>> BEGIN Task inputs

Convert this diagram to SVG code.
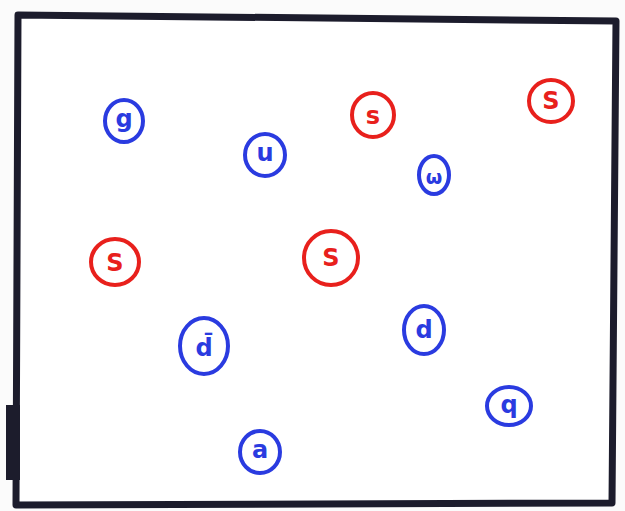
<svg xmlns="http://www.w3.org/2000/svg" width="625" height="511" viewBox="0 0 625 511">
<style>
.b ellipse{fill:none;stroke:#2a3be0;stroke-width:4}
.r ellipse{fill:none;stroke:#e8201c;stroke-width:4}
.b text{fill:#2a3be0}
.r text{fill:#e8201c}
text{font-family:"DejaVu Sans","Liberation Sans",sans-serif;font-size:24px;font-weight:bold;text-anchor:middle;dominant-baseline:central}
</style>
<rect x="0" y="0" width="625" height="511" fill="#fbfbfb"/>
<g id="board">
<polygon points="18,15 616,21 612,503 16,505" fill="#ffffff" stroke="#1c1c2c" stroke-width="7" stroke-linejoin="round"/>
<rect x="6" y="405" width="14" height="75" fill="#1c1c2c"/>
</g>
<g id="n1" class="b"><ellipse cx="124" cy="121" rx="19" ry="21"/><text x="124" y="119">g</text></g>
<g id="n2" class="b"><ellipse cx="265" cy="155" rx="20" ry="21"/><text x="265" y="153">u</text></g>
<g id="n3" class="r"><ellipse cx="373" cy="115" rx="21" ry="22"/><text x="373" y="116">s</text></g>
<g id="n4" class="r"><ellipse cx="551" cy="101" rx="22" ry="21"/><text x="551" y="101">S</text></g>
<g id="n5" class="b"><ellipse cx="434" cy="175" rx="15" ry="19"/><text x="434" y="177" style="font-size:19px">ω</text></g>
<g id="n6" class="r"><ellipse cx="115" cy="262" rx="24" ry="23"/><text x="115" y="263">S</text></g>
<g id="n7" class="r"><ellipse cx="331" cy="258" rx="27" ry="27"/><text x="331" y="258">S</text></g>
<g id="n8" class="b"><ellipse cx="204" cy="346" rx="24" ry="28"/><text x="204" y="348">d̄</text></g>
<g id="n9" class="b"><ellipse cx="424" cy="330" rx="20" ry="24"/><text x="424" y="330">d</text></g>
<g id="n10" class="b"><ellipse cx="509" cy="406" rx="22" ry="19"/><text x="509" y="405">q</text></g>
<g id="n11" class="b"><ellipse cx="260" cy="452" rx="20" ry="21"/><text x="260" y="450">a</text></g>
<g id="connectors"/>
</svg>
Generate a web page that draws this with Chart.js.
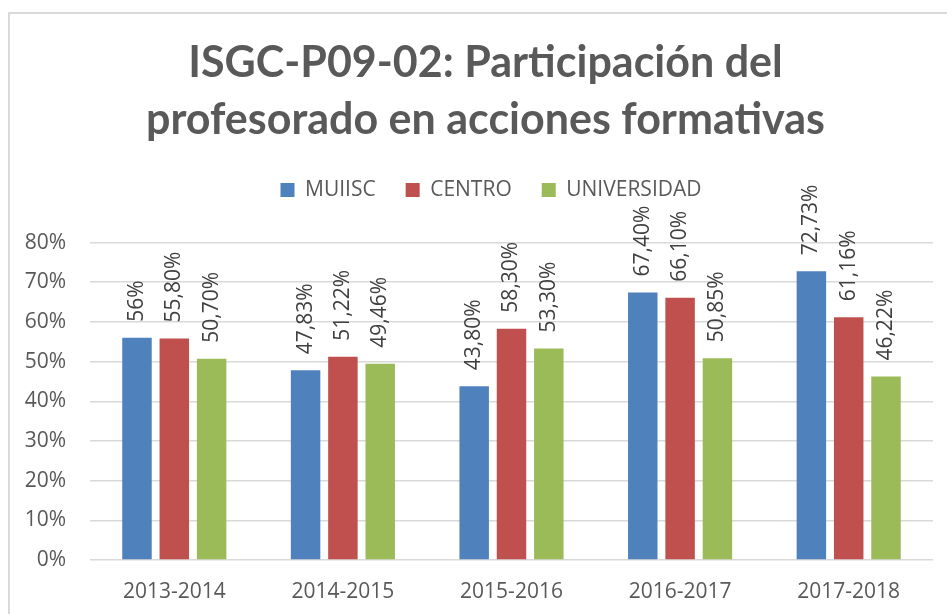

>> END Task inputs

→ **Task prompt**
Take the listing above and restate it word for word, without its pictures.

→ **Reply**
Convert this diagram to SVG code.
<svg xmlns="http://www.w3.org/2000/svg" width="625" height="511" viewBox="0 0 625 511">
<style>
.b ellipse{fill:none;stroke:#2a3be0;stroke-width:4}
.r ellipse{fill:none;stroke:#e8201c;stroke-width:4}
.b text{fill:#2a3be0}
.r text{fill:#e8201c}
text{font-family:"DejaVu Sans","Liberation Sans",sans-serif;font-size:24px;font-weight:bold;text-anchor:middle;dominant-baseline:central}
</style>
<rect x="0" y="0" width="625" height="511" fill="#fbfbfb"/>
<g id="board">
<polygon points="18,15 616,21 612,503 16,505" fill="#ffffff" stroke="#1c1c2c" stroke-width="7" stroke-linejoin="round"/>
<rect x="6" y="405" width="14" height="75" fill="#1c1c2c"/>
</g>
<g id="n1" class="b"><ellipse cx="124" cy="121" rx="19" ry="21"/><text x="124" y="119">g</text></g>
<g id="n2" class="b"><ellipse cx="265" cy="155" rx="20" ry="21"/><text x="265" y="153">u</text></g>
<g id="n3" class="r"><ellipse cx="373" cy="115" rx="21" ry="22"/><text x="373" y="116">s</text></g>
<g id="n4" class="r"><ellipse cx="551" cy="101" rx="22" ry="21"/><text x="551" y="101">S</text></g>
<g id="n5" class="b"><ellipse cx="434" cy="175" rx="15" ry="19"/><text x="434" y="177" style="font-size:19px">ω</text></g>
<g id="n6" class="r"><ellipse cx="115" cy="262" rx="24" ry="23"/><text x="115" y="263">S</text></g>
<g id="n7" class="r"><ellipse cx="331" cy="258" rx="27" ry="27"/><text x="331" y="258">S</text></g>
<g id="n8" class="b"><ellipse cx="204" cy="346" rx="24" ry="28"/><text x="204" y="348">d̄</text></g>
<g id="n9" class="b"><ellipse cx="424" cy="330" rx="20" ry="24"/><text x="424" y="330">d</text></g>
<g id="n10" class="b"><ellipse cx="509" cy="406" rx="22" ry="19"/><text x="509" y="405">q</text></g>
<g id="n11" class="b"><ellipse cx="260" cy="452" rx="20" ry="21"/><text x="260" y="450">a</text></g>
<g id="connectors"/>
</svg>
Generate a web page that draws this with Chart.js.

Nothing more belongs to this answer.